== TASK ==
Starting from the top of the material, restate each line exactly until the line that contains "am23n_err = [0.09]", which is also copied. Pictures are excluded.

== INFORMATION SHOWN ==

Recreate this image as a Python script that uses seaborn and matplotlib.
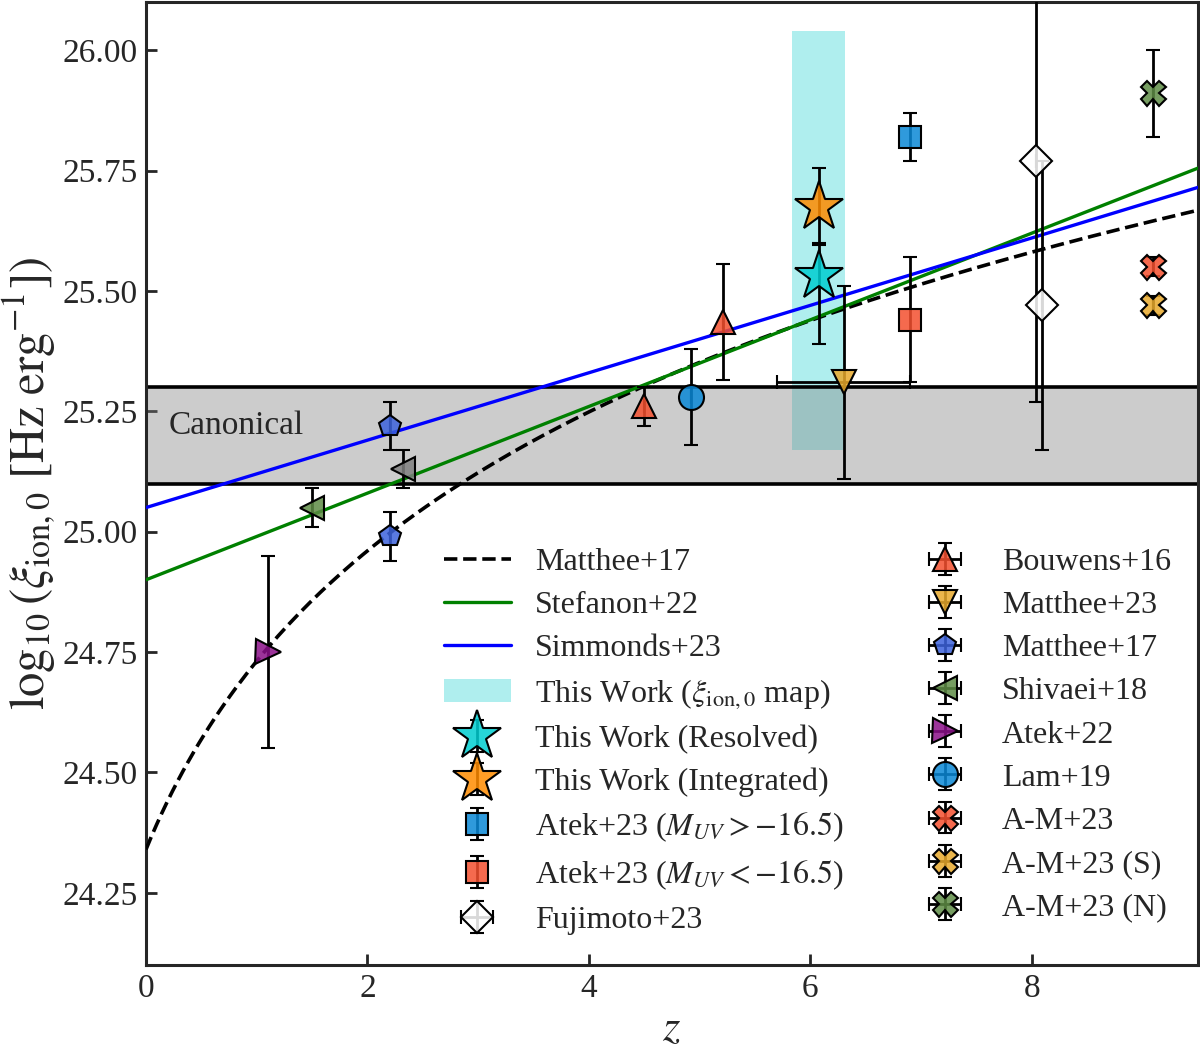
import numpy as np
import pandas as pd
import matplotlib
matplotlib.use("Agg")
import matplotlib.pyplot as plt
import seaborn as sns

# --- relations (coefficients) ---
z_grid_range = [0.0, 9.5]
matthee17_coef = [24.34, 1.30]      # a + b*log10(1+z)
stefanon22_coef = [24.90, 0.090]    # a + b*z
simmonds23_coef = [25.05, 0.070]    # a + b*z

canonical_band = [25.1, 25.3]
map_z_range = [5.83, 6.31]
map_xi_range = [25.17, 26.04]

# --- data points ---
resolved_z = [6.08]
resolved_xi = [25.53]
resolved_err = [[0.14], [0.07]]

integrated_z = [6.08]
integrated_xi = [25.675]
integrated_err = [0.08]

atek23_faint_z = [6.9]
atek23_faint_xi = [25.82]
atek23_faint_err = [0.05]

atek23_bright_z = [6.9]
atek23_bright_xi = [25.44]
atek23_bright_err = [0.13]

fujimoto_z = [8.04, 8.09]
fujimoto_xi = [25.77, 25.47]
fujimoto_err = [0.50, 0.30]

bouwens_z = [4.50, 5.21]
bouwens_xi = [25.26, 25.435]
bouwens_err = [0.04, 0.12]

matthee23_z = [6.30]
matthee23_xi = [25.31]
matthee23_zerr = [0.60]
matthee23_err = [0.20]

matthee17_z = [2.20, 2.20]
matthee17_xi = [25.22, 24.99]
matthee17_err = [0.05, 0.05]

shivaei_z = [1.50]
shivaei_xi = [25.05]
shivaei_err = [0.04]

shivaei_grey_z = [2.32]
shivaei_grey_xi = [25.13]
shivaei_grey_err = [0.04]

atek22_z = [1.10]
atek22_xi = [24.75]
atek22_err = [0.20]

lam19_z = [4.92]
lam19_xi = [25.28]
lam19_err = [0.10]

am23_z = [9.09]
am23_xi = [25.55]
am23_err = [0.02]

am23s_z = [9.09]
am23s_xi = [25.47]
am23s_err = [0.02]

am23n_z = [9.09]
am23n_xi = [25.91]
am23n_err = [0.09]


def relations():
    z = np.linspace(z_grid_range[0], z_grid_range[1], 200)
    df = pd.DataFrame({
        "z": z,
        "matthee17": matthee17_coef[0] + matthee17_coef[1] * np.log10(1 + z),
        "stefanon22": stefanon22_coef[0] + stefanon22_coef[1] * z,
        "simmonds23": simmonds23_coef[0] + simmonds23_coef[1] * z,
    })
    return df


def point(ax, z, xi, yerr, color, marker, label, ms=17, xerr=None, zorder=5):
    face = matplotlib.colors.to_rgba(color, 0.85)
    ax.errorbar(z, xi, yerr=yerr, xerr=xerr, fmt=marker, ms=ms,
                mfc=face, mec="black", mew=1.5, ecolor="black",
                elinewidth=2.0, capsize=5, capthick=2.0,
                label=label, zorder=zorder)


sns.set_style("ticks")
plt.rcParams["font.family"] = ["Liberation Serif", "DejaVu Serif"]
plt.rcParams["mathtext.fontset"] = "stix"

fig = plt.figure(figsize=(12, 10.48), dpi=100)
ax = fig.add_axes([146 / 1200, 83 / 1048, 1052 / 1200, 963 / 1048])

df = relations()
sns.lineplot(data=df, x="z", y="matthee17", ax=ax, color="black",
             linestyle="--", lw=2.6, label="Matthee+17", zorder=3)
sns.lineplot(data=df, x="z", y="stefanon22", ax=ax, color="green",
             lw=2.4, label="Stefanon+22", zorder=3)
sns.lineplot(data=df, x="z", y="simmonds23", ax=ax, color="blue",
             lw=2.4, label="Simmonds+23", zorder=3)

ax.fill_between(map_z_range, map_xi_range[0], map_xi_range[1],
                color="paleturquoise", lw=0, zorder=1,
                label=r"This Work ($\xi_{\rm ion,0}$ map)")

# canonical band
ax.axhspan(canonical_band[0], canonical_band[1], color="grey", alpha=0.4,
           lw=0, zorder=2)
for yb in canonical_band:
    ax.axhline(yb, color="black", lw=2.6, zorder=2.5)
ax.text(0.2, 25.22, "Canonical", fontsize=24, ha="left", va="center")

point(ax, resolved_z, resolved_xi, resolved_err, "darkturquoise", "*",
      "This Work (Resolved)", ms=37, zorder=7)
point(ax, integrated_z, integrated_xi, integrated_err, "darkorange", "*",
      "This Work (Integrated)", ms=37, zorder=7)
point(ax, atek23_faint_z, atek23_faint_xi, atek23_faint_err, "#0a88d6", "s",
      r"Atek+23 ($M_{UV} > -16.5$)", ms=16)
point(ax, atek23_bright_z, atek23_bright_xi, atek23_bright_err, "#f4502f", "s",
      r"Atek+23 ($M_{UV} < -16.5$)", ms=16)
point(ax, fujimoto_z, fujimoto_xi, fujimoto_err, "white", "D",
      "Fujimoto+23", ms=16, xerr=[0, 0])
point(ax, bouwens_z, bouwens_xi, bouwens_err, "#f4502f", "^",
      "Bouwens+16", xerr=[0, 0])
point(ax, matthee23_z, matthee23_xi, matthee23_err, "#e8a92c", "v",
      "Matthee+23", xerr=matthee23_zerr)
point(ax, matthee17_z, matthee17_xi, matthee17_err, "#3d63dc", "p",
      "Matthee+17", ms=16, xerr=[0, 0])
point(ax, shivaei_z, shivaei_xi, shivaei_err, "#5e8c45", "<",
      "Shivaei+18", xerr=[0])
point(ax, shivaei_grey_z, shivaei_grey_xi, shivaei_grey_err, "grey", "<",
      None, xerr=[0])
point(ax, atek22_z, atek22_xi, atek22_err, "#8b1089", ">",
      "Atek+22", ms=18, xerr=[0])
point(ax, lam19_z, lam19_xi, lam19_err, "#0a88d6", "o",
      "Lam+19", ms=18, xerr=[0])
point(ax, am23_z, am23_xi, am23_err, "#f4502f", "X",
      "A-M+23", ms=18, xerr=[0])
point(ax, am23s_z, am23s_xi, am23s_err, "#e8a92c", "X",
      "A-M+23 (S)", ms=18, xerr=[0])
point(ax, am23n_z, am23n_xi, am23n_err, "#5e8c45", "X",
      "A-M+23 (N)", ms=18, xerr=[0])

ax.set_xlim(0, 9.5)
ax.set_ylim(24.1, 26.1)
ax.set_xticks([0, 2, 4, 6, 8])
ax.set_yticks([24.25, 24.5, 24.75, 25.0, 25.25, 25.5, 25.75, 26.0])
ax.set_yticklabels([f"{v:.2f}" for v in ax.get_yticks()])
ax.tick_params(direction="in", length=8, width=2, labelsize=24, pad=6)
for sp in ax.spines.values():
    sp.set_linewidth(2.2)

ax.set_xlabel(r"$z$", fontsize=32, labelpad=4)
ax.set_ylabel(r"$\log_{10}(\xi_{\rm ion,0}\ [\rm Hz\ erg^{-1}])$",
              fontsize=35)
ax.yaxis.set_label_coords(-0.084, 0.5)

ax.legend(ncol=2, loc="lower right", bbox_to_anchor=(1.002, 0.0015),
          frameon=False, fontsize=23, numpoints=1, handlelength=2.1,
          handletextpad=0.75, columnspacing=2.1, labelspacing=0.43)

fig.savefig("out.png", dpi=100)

== TASK ANSWER ==
Recreate this image as a Python script that uses seaborn and matplotlib.
import numpy as np
import pandas as pd
import matplotlib
matplotlib.use("Agg")
import matplotlib.pyplot as plt
import seaborn as sns

# --- relations (coefficients) ---
z_grid_range = [0.0, 9.5]
matthee17_coef = [24.34, 1.30]      # a + b*log10(1+z)
stefanon22_coef = [24.90, 0.090]    # a + b*z
simmonds23_coef = [25.05, 0.070]    # a + b*z

canonical_band = [25.1, 25.3]
map_z_range = [5.83, 6.31]
map_xi_range = [25.17, 26.04]

# --- data points ---
resolved_z = [6.08]
resolved_xi = [25.53]
resolved_err = [[0.14], [0.07]]

integrated_z = [6.08]
integrated_xi = [25.675]
integrated_err = [0.08]

atek23_faint_z = [6.9]
atek23_faint_xi = [25.82]
atek23_faint_err = [0.05]

atek23_bright_z = [6.9]
atek23_bright_xi = [25.44]
atek23_bright_err = [0.13]

fujimoto_z = [8.04, 8.09]
fujimoto_xi = [25.77, 25.47]
fujimoto_err = [0.50, 0.30]

bouwens_z = [4.50, 5.21]
bouwens_xi = [25.26, 25.435]
bouwens_err = [0.04, 0.12]

matthee23_z = [6.30]
matthee23_xi = [25.31]
matthee23_zerr = [0.60]
matthee23_err = [0.20]

matthee17_z = [2.20, 2.20]
matthee17_xi = [25.22, 24.99]
matthee17_err = [0.05, 0.05]

shivaei_z = [1.50]
shivaei_xi = [25.05]
shivaei_err = [0.04]

shivaei_grey_z = [2.32]
shivaei_grey_xi = [25.13]
shivaei_grey_err = [0.04]

atek22_z = [1.10]
atek22_xi = [24.75]
atek22_err = [0.20]

lam19_z = [4.92]
lam19_xi = [25.28]
lam19_err = [0.10]

am23_z = [9.09]
am23_xi = [25.55]
am23_err = [0.02]

am23s_z = [9.09]
am23s_xi = [25.47]
am23s_err = [0.02]

am23n_z = [9.09]
am23n_xi = [25.91]
am23n_err = [0.09]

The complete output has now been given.